L’erede Samsung nell’inchiesta del secolo

E’ finito infatti anche l’erede del colosso industriale delle telecomunicazioni, Lee Jae-Yong, nelle maglie dell’inchiesta per corruzione e traffico di influenze che ha portato alla destituzione della presidente. Il processo all’erede della dinastia che controlla Samsung e ai suoi quattro principali consiglieri è appena cominciato, ma si preannuncia – ha detto il procuratore speciale giovedì – come “il processo del secolo”.

Secondo l’accusa, pur di acquisire i favori ed entrare nelle grazie di Choi Soon-Sil, oscura confidente della Park, i grandi conglomerati sudcoreani avrebbero versato milioni di dollari a fondazioni private da lei create. Samsung, il più generoso: avrebbe donato 17 milioni di dollari alle fondazioni della Choi, seguito da Hyundai, SK, LG e Lotte.

L’influenza dei gruppi di potere e le ripercussioni economiche

Lee, accusato tra l’altro di corruzione e appropriazione indebita, e i suoi collaboratori sotto processo, hanno negato tutte le accuse. Ma lo scandalo ha riportato alla ribalta il problema di come funzionano i ‘chaebol‘, i grandi gruppi industriali sudcoreani, la cui guida passa di mano per via ereditaria e che sono stati travolti da diversi casi di corruzione o evasione fiscale. L’erede e presidente di fatto della multinazionale, Lee Jae-yong, che ha 48 anni, ha preso le redini del gruppo lo corso ottobre, dopo che il padre, Lee Kun-hee, ha avuto un infarto. E’ considerato uno degli uomini più ricchi e potenti della Corea del Sud.

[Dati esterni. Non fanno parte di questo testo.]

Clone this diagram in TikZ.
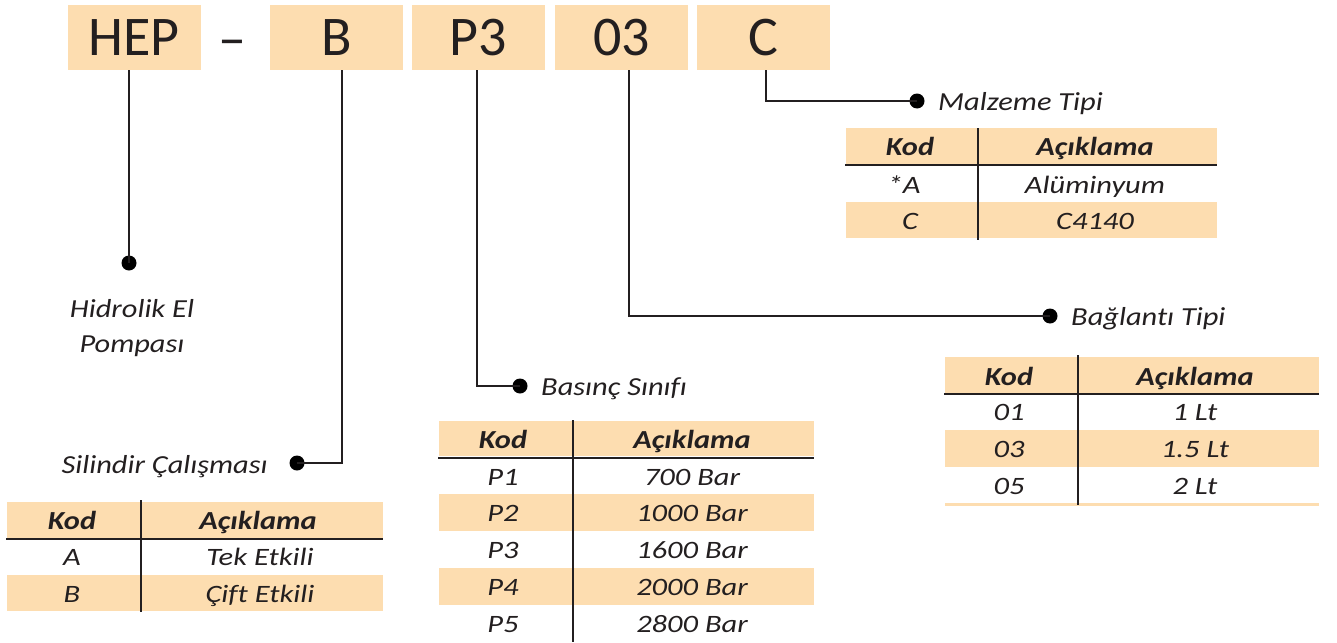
\documentclass[tikz,border=0pt]{standalone}
\usepackage{fontspec}
\setmainfont{Carlito}[Ligatures=NoCommon]
\newfontfamily\widefont{Carlito}[FakeStretch=1.17, Ligatures=NoCommon]
\newfontfamily\widerfont{Carlito}[FakeStretch=1.22, Ligatures=NoCommon]
\definecolor{tan}{RGB}{253,221,176}
\definecolor{ink}{RGB}{35,31,32}
\begin{document}
\begin{tikzpicture}[x=1pt,y=-1pt,
 hbox/.style={fill=tan, minimum width=133pt, minimum height=65pt, inner sep=0pt, font=\fontsize{56}{60}\selectfont, text=ink},
 lbl/.style={font=\widefont\fontsize{26}{30}\selectfont\itshape, text=ink, inner sep=0pt},
 hd/.style={font=\widefont\fontsize{26}{30}\selectfont\bfseries\itshape, text=ink, inner sep=0pt, text height=17pt, text depth=0pt},
 cell/.style={font=\widerfont\fontsize{25}{30}\selectfont\itshape, text=ink, inner sep=0pt, text height=16pt, text depth=0pt},
 band/.style={fill=tan, draw=none},
 conn/.style={draw=ink, line width=1.3pt},
 dot/.style={circle, fill=black, minimum size=15pt, inner sep=0pt},
 rule/.style={draw=ink, line width=2.5pt}]
\useasboundingbox (0,0) rectangle (1337,642);
% header code boxes
\node[hbox] (hep) at (134,37.5) {HEP};
\node[text=ink, font=\fontsize{56}{60}\selectfont, inner sep=0pt] (dash) at (232,49) {–};
\node[hbox] (b) at (336.5,37.5) {B};
\node[hbox] (p3) at (478.5,37.5) {P3};
\node[hbox] (o3) at (621.5,37.5) {03};
\node[hbox] (c) at (763,37.5) {C};
% dots
\node[dot] (d1) at (129,263) {};
\node[dot] (d2) at (297,463) {};
\node[dot] (d3) at (520,386) {};
\node[dot] (d4) at (1050,316) {};
\node[dot] (d5) at (917,101) {};
\coordinate (k2) at (342,463);
\coordinate (k3) at (477,386);
\coordinate (k4) at (629,316);
\coordinate (k5) at (766,101);
% connectors
\draw[conn] (d1 |- hep.south) -- (d1.center);
\draw[conn] (k2 |- b.south) -- (k2) -- (d2.center);
\draw[conn] (k3 |- p3.south) -- (k3) -- (d3.center);
\draw[conn] (k4 |- o3.south) -- (k4) -- (d4.center);
\draw[conn] (k5 |- c.south) -- (k5) -- (d5.center);
% labels
\node[lbl, anchor=west] (l5) at (938,104) {Malzeme Tipi};
\node[lbl, anchor=west] (l4) at (1071,319) {Bağlantı Tipi};
\node[lbl, anchor=west] (l3) at (541,389) {Basınç Sınıfı};
\node[lbl, anchor=east] (l2) at (268,467) {Silindir Çalışması};
\node[lbl] (l1a) at (132,309) {Hidrolik El};
\node[lbl] (l1b) at (132,346) {Pompası};

% ---- Malzeme Tipi table
\fill[band] (846,128) rectangle (1217,164);
\fill[band] (846,202) rectangle (1217,238);
\draw[rule] (845,165) -- (1217,165);
\draw[rule] (978,128) -- (978,240);
\node[hd] (m0a) at (910,147) {Kod};
\node[hd] (m0b) at (1095,147) {Açıklama};
\node[cell] (m1a) at (904,185) {*A};
\node[cell] (m1b) at (1095,185) {Alüminyum};
\node[cell] (m2a) at (910,221) {C};
\node[cell] (m2b) at (1095,221) {C4140};

% ---- Silindir table
\fill[band] (7,502) rectangle (383,538);
\fill[band] (7,575) rectangle (383,611);
\draw[rule] (6,539) -- (383,539);
\draw[rule] (141,500) -- (141,612);
\node[hd] (s0a) at (72,521) {Kod};
\node[hd] (s0b) at (258,521) {Açıklama};
\node[cell] (s1a) at (72,557) {A};
\node[cell] (s1b) at (260,557) {Tek Etkili};
\node[cell] (s2a) at (72,594) {B};
\node[cell] (s2b) at (260,594) {Çift Etkili};

% ---- Basinc table
\fill[band] (439,421) rectangle (814,456);
\fill[band] (439,494) rectangle (814,531);
\fill[band] (439,568) rectangle (814,605);
\draw[rule] (438,458) -- (814,458);
\draw[rule] (573,420) -- (573,642);
\node[hd] (b0a) at (503,440) {Kod};
\node[hd] (b0b) at (692,440) {Açıklama};
\node[cell] (b1a) at (503,477) {P1};
\node[cell] (b1b) at (692,477) {700 Bar};
\node[cell] (b2a) at (503,513) {P2};
\node[cell] (b2b) at (692,513) {1000 Bar};
\node[cell] (b3a) at (503,550) {P3};
\node[cell] (b3b) at (692,550) {1600 Bar};
\node[cell] (b4a) at (503,587) {P4};
\node[cell] (b4b) at (692,587) {2000 Bar};
\node[cell] (b5a) at (503,624) {P5};
\node[cell] (b5b) at (692,624) {2800 Bar};

% ---- Baglanti table
\fill[band] (945,357) rectangle (1319,393);
\fill[band] (945,430) rectangle (1319,467);
\fill[band] (945,503) rectangle (1319,506);
\draw[rule] (944,394) -- (1319,394);
\draw[rule] (1078,355) -- (1078,505);
\node[hd] (g0a) at (1009,377) {Kod};
\node[hd] (g0b) at (1195,377) {Açıklama};
\node[cell] (g1a) at (1009,412) {01};
\node[cell] (g1b) at (1195,412) {1 Lt};
\node[cell] (g2a) at (1009,449) {03};
\node[cell] (g2b) at (1195,449) {1.5 Lt};
\node[cell] (g3a) at (1009,486) {05};
\node[cell] (g3b) at (1195,486) {2 Lt};
\end{tikzpicture}
\end{document}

Il processo è destinato ad avere anche importanti ripercussioni economiche, considerato che il gruppo (non solo elettronica, ma anche costruzioni e macchine pesanti) accumula un terzo del valore del mercato azionario della Borsa di Seul e rappresenta circa un quinto del Pil nazionale. Per Samsung, oltre a comportare conseguenze di Borsa, la vicenda rappresenta un altro brutto colpo all’immagine, dopo quello dello scorso autunno quando dovette ritirare dal mercato il suo ultimo modello di tablet, Galaxy Note 7, dopo i ripetuti casi di combustione dell’apparato.